From the entries below, extract every line that includes the word "this".

Collected data
Begin
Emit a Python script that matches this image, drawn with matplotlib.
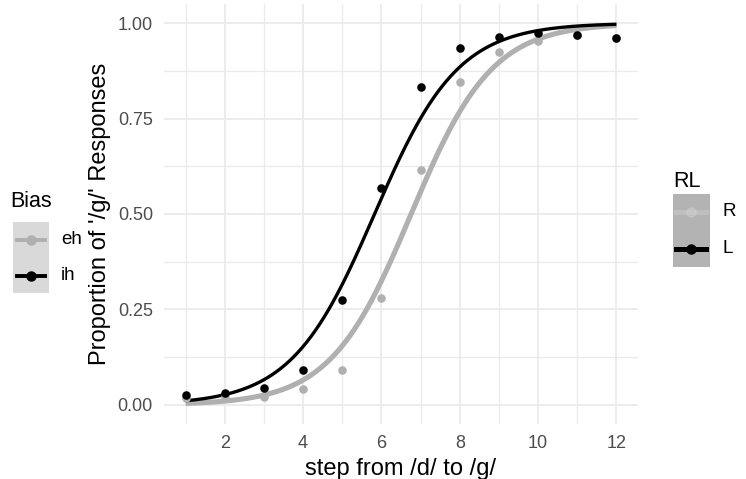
import numpy as np
import matplotlib
matplotlib.use("Agg")
import matplotlib.pyplot as plt
from matplotlib.patches import Rectangle
from matplotlib.lines import Line2D

plt.rcParams['font.family'] = ['Liberation Sans', 'DejaVu Sans']

# proportions of /g/ responses at each continuum step
steps = np.arange(1, 13)
prop_ih = [0.026, 0.031, 0.044, 0.092, 0.275, 0.567, 0.832, 0.934, 0.964, 0.973, 0.970, 0.962]
prop_eh = [0.018, 0.022, 0.022, 0.042, 0.092, 0.279, 0.615, 0.846, 0.925, 0.954, 0.968, 0.960]

bias_labels = ["eh", "ih"]
rl_labels = ["R", "L"]

GREY = "#b0b0b0"
BLACK = "#000000"


def fit_logistic(x, p, n_iter=50):
    # binomial glm (logit link) on proportions, IRLS
    x = np.asarray(x, float)
    p = np.asarray(p, float)
    X = np.column_stack([np.ones_like(x), x])
    beta = np.zeros(2)
    for _ in range(n_iter):
        eta = X @ beta
        mu = 1 / (1 + np.exp(-eta))
        w = mu * (1 - mu)
        z = eta + (p - mu) / w
        W = np.diag(w)
        beta = np.linalg.solve(X.T @ W @ X, X.T @ W @ z)
    return beta


xs = np.linspace(1, 12, 300)
b_eh = fit_logistic(steps, prop_eh)
b_ih = fit_logistic(steps, prop_ih)
curve_eh = 1 / (1 + np.exp(-(b_eh[0] + b_eh[1] * xs)))
curve_ih = 1 / (1 + np.exp(-(b_ih[0] + b_ih[1] * xs)))

fig = plt.figure(figsize=(7.46, 4.79), dpi=100)
ax = fig.add_axes([164 / 746, 1 - 424 / 479, (638 - 164) / 746, (424 - 4) / 479])

ax.plot(xs, curve_eh, color=GREY, lw=3.7, solid_capstyle='butt', zorder=3)
ax.plot(xs, curve_ih, color=BLACK, lw=2.4, solid_capstyle='butt', zorder=4)
ax.scatter(steps, prop_eh, s=38, color=GREY, lw=0, zorder=5)
ax.scatter(steps, prop_ih, s=38, color=BLACK, lw=0, zorder=6)

ax.set_xlim(0.45, 12.55)
ax.set_ylim(-0.05, 1.05)
ax.set_xticks([2, 4, 6, 8, 10, 12])
ax.set_xticks(np.arange(1, 13, 2), minor=True)
ax.set_yticks([0, 0.25, 0.5, 0.75, 1.0])
ax.set_yticklabels(["0.00", "0.25", "0.50", "0.75", "1.00"])
ax.set_yticks([0.125, 0.375, 0.625, 0.875], minor=True)
ax.grid(True, which='major', color='#ebebeb', lw=1.3)
ax.grid(True, which='minor', color='#ebebeb', lw=1.0)
ax.set_axisbelow(True)
for s in ax.spines.values():
    s.set_visible(False)
ax.tick_params(which='both', length=0, pad=8, labelsize=13, labelcolor='#4d4d4d')

ax.set_xlabel("step from /d/ to /g/", fontsize=17, labelpad=4)
ax.set_ylabel("Proportion of '/g/' Responses", fontsize=17, labelpad=5)


def px(x, y):
    return x / 746, 1 - y / 479


# Bias legend (left)
fig.text(*px(10, 207), "Bias", fontsize=15.5, va='baseline', ha='left')
x0, y0 = px(12.7, 293)
fig.patches.append(Rectangle((x0, y0), 36.6 / 746, 71.3 / 479, transform=fig.transFigure,
                             facecolor='#d9d9d9', edgecolor='none'))
for lab, col, yy in zip(bias_labels, [GREY, BLACK], [240, 276]):
    xa, ya = px(17, yy)
    xb, _ = px(45, yy)
    fig.lines.append(Line2D([xa, xb], [ya, ya], transform=fig.transFigure, color=col, lw=2.8))
    fig.lines.append(Line2D([(xa + xb) / 2], [ya], transform=fig.transFigure, color=col,
                            marker='o', ms=6.5, lw=0))
    fig.text(*px(61, yy), lab, fontsize=13.5, va='center', ha='left')

# RL legend (right)
fig.text(*px(673, 187), "RL", fontsize=15.5, va='baseline', ha='left')
x0, y0 = px(672.7, 267)
fig.patches.append(Rectangle((x0, y0), 37.3 / 746, 73 / 479, transform=fig.transFigure,
                             facecolor='#b3b3b3', edgecolor='none'))
for lab, col, alpha, yy in zip(rl_labels, ['#d8d8d8', BLACK], [0.35, 1.0], [212, 249]):
    xa, ya = px(676, yy)
    xb, _ = px(706, yy)
    fig.lines.append(Line2D([xa, xb], [ya, ya], transform=fig.transFigure, color=col,
                            lw=3.6, alpha=alpha))
    fig.lines.append(Line2D([(xa + xb) / 2], [ya], transform=fig.transFigure, color=col,
                            marker='o', ms=6.5, lw=0, alpha=alpha))
    fig.text(*px(722, yy), lab, fontsize=13.5, va='center', ha='left')

fig.savefig("out.png", dpi=100)
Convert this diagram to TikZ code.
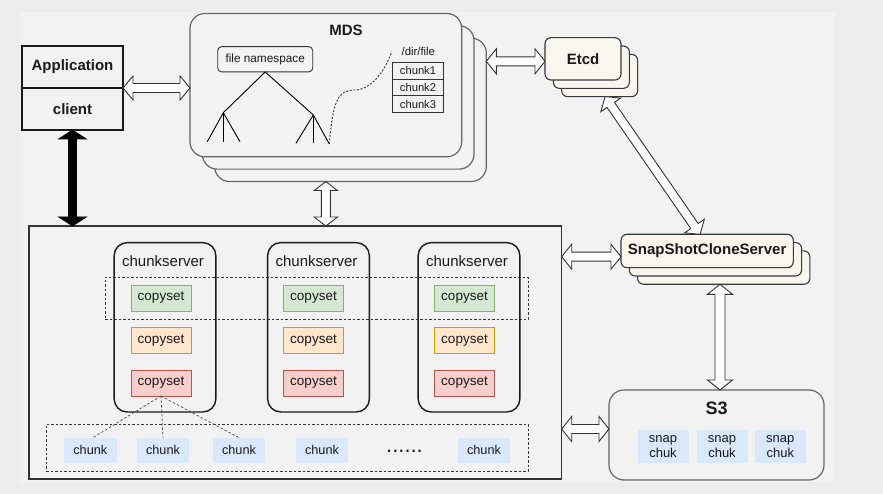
\documentclass[tikz,border=0pt]{standalone}
\usepackage{fontspec}
\setmainfont{Liberation Sans}
\usetikzlibrary{calc}

\definecolor{bgout}{HTML}{EDEDED}
\definecolor{bgin}{HTML}{F2F2F2}
\definecolor{txt}{HTML}{1A1A1A}
\definecolor{mdsline}{HTML}{666666}
\definecolor{mdsfill}{HTML}{F3F3F3}
\definecolor{cream}{HTML}{F9F7ED}
\definecolor{creamline}{HTML}{36393D}
\definecolor{greenf}{HTML}{D5E8D4}
\definecolor{greenl}{HTML}{82B366}
\definecolor{orangef}{HTML}{FFE6CC}
\definecolor{orangel}{HTML}{D79B00}
\definecolor{redf}{HTML}{F8CECC}
\definecolor{redl}{HTML}{B85450}
\definecolor{bluef}{HTML}{DAE8FC}
\definecolor{darkline}{HTML}{333333}

% double flex arrow between two points: [style]{from}{to}{head length}{head half width}{shaft half width}
\newcommand\flexarrow[6][]{%
  \draw[flexarr,#1] let \p1=#2, \p2=#3,
    \n1={atan2(\y2-\y1,\x2-\x1)}, \n2={veclen(\x2-\x1,\y2-\y1)} in
       ([shift={(\p1)},rotate=\n1]0pt,0pt)
    -- ([shift={(\p1)},rotate=\n1]#4,#5)
    -- ([shift={(\p1)},rotate=\n1]#4,#6)
    -- ([shift={(\p1)},rotate=\n1]\n2-#4,#6)
    -- ([shift={(\p1)},rotate=\n1]\n2-#4,#5)
    -- ([shift={(\p1)},rotate=\n1]\n2,0pt)
    -- ([shift={(\p1)},rotate=\n1]\n2-#4,-#5)
    -- ([shift={(\p1)},rotate=\n1]\n2-#4,-#6)
    -- ([shift={(\p1)},rotate=\n1]#4,-#6)
    -- ([shift={(\p1)},rotate=\n1]#4,-#5)
    -- cycle;}

\begin{document}
\begin{tikzpicture}[x=1pt,y=-1pt,
  every node/.style={inner sep=0pt, outer sep=0pt, text=txt},
  titlef/.style={font=\fontsize{15}{18}\selectfont\bfseries},
  appbox/.style={draw=black!90, line width=1.3pt, minimum width=101pt, minimum height=42pt, titlef},
  mdsbox/.style={draw=mdsline, fill=mdsfill, line width=1.2pt, rounded corners=15pt,
                 minimum width=271.7pt, minimum height=143.4pt},
  etcdbox/.style={draw=creamline, fill=cream, line width=1.1pt, rounded corners=6pt,
                 minimum width=76pt, minimum height=42.3pt},
  snapbox/.style={draw=creamline, fill=cream, line width=1.1pt, rounded corners=6pt,
                 minimum width=172.3pt, minimum height=33.4pt},
  csbox/.style={draw=black!90, line width=1.4pt, rounded corners=13pt,
                 minimum width=101.7pt, minimum height=169.3pt},
  cslabel/.style={font=\fontsize{15}{18}\selectfont},
  copyset/.style={line width=0.9pt, minimum width=60pt, minimum height=26pt,
                 font=\fontsize{13.5}{16}\selectfont},
  csg/.style={copyset, draw=greenl, fill=greenf},
  cso/.style={copyset, draw=orangel, fill=orangef},
  csr/.style={copyset, draw=redl, fill=redf},
  chunkbox/.style={fill=bluef, minimum width=52.5pt, minimum height=25pt,
                 font=\fontsize{12.7}{15}\selectfont},
  snapchunk/.style={fill=bluef, minimum width=51pt, minimum height=33pt, align=center,
                 font=\fontsize{13}{15}\selectfont},
  tablecell/.style={draw=darkline, line width=0.8pt, minimum width=50.6pt, minimum height=16.8pt,
                 font=\fontsize{11.2}{13}\selectfont},
  dashbox/.style={draw=darkline, line width=0.7pt, dash pattern=on 2.5pt off 2pt},
  dashlink/.style={draw=darkline!90, line width=0.7pt, dash pattern=on 2.5pt off 2pt},
  treeline/.style={draw=black, line width=0.9pt},
  flexarr/.style={draw=darkline, fill=white, line width=0.9pt, line join=miter},
  blackarr/.style={draw=black, fill=black, line width=0.6pt},
]
\useasboundingbox (0,0) rectangle (883,494);
\fill[bgout] (0,0) rectangle (883,494);
\fill[bgin] (20,12) rectangle (835,482);

% ---------- Application / client ----------
\node[appbox] (app) at (72.5,67) {Application};
\node[appbox] (client) at (72.5,109) {client};

% ---------- MDS ----------
\node[mdsbox] (mds3) at (350.45,109.85) {};
\node[mdsbox] (mds2) at (338.15,97.45) {};
\node[mdsbox] (mds1) at (325.85,85.15) {};
\node[titlef] (mdst) at (346,30.7) {MDS};
\node[draw=darkline, line width=0.9pt, rounded corners=4pt, minimum width=95pt, minimum height=25.3pt,
      font=\fontsize{11.8}{14}\selectfont] (fns) at (265.2,59.3) {file namespace};
\coordinate (tl) at (223.3,112.7);
\coordinate (tr) at (313.3,115);
\coordinate (tl1) at (207.3,141.7);
\coordinate (tl2) at (223.3,141.7);
\coordinate (tl3) at (240,141.7);
\coordinate (tr1) at (296,143.3);
\coordinate (tr2) at (313.3,143.3);
\coordinate (tr3) at (329.3,144);
\draw[treeline] (fns.south) -- (tl);
\draw[treeline] (fns.south) -- (tr);
\draw[treeline] (tl) -- (tl1);
\draw[treeline] (tl) -- (tl2);
\draw[treeline] (tl) -- (tl3);
\draw[treeline] (tr) -- (tr1);
\draw[treeline] (tr) -- (tr2);
\draw[treeline] (tr) -- (tr3);
\node[font=\fontsize{11.3}{13}\selectfont] (dirfile) at (418.3,51.7) {/dir/file};
\node[tablecell] (c1) at (418,70.7) {chunk1};
\node[tablecell, anchor=north] (c2) at (c1.south) {chunk2};
\node[tablecell, anchor=north] (c3) at (c2.south) {chunk3};
\coordinate (dfend) at (391.7,51.7);
\draw[draw=darkline, line width=0.9pt, dash pattern=on 2pt off 1.6pt]
  (tr3) .. controls (333,100) and (338,90) .. (355,90)
        .. controls (370,90) and (385,72) .. (dfend);

% ---------- Etcd ----------
\node[etcdbox] (etcd3) at (599.65,75.5) {};
\node[etcdbox] (etcd2) at (591.35,67.2) {};
\node[etcdbox, titlef] (etcd1) at (583,58.85) {Etcd};

% ---------- SnapShotCloneServer ----------
\node[snapbox] (snap3) at (723.75,267.6) {};
\node[snapbox] (snap2) at (715.45,259.3) {};
\node[snapbox, titlef] (snap1) at (707.15,251) {SnapShotCloneServer};

% ---------- S3 ----------
\node[draw=mdsline, fill=bgin, line width=1.2pt, rounded corners=15pt, minimum width=215pt,
      minimum height=90pt] (s3) at (716.5,435) {};
\node[font=\fontsize{18}{20}\selectfont\bfseries] (s3t) at (716.7,408.3) {S3};
\node[snapchunk] (sc1) at (663,446.7) {snap\\chuk};
\node[snapchunk] (sc2) at (722,446.7) {snap\\chuk};
\node[snapchunk] (sc3) at (780.3,446.7) {snap\\chuk};

% ---------- storage cluster ----------
\node[draw=darkline, line width=1.5pt, minimum width=532.7pt, minimum height=253pt] (main) at (295.35,352.5) {};
\node[dashbox, minimum width=423pt, minimum height=42pt] (rowbox) at (316.5,298) {};
\node[dashbox, minimum width=482pt, minimum height=47pt] (chunkrow) at (287,447.5) {};

\node[csbox] (cs1) at (165,327.3) {};
\node[csbox] (cs2) at (318.5,327.3) {};
\node[csbox] (cs3) at (469,327.3) {};
\node[cslabel] (cs1t) at (163,261) {chunkserver};
\node[cslabel] (cs2t) at (316.5,261) {chunkserver};
\node[cslabel] (cs3t) at (467,261) {chunkserver};

\node[csg] (g1) at (161,298) {copyset};
\node[cso] (o1) at (161,340.5) {copyset};
\node[csr] (r1) at (161,383) {copyset};
\node[csg] (g2) at (313.5,298) {copyset};
\node[cso] (o2) at (313.5,340.5) {copyset};
\node[csr] (r2) at (313.5,383) {copyset};
\node[csg] (g3) at (464.5,298) {copyset};
\node[cso] (o3) at (464.5,340.5) {copyset};
\node[csr] (r3) at (464.5,383) {copyset};

\node[chunkbox] (k1) at (90.3,450.2) {chunk};
\node[chunkbox] (k2) at (163,450.2) {chunk};
\node[chunkbox] (k3) at (239,450.2) {chunk};
\node[chunkbox] (k4) at (322,450.2) {chunk};
\node[chunkbox] (k5) at (484,450.2) {chunk};
\node[font=\fontsize{22}{24}\selectfont, anchor=base] (dots) at (404.5,452) {......};

\draw[dashlink] (r1.south) -- ($(k1.north)+(2.5,0)$);
\draw[dashlink] (r1.south) -- (k2.north);
\draw[dashlink] (r1.south) -- (k3.north);

% ---------- connectors ----------
\flexarrow{(app.south east)}{(mds1.west |- app.south east)}{10pt}{12pt}{4.5pt}
\flexarrow{($(mds3.east |- etcd1.west)+(0,2.5)$)}{($(etcd1.west)+(0,2.5)$)}{10pt}{12.5pt}{4.5pt}
\flexarrow{(mds1.south |- mds3.south)}{(mds1.south |- main.north)}{9pt}{11.7pt}{4.5pt}
\flexarrow[blackarr]{(client.south)}{(client.south |- main.north)}{9pt}{14pt}{4pt}
\flexarrow{($(etcd3.south)+(5.4,0)$)}{($(snap1.north)+(-7,0)$)}{10pt}{12pt}{4.5pt}
\flexarrow{($(main.east |- snap1.west)+(0,5.7)$)}{($(snap1.west)+(0,5.7)$)}{10pt}{12.5pt}{4.5pt}
\coordinate (s3top) at ($(s3.north)+(3.5,0)$);
\flexarrow{(s3top |- snap3.south)}{(s3top)}{10pt}{12.5pt}{5pt}
\coordinate (s3w) at ($(s3.west)+(0,-6)$);
\flexarrow{(main.east |- s3w)}{(s3w)}{10pt}{12.5pt}{4.5pt}
\end{tikzpicture}
\end{document}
End
• EXPECTED OUTPUT:
Emit a Python script that matches this image, drawn with matplotlib.
Convert this diagram to TikZ code.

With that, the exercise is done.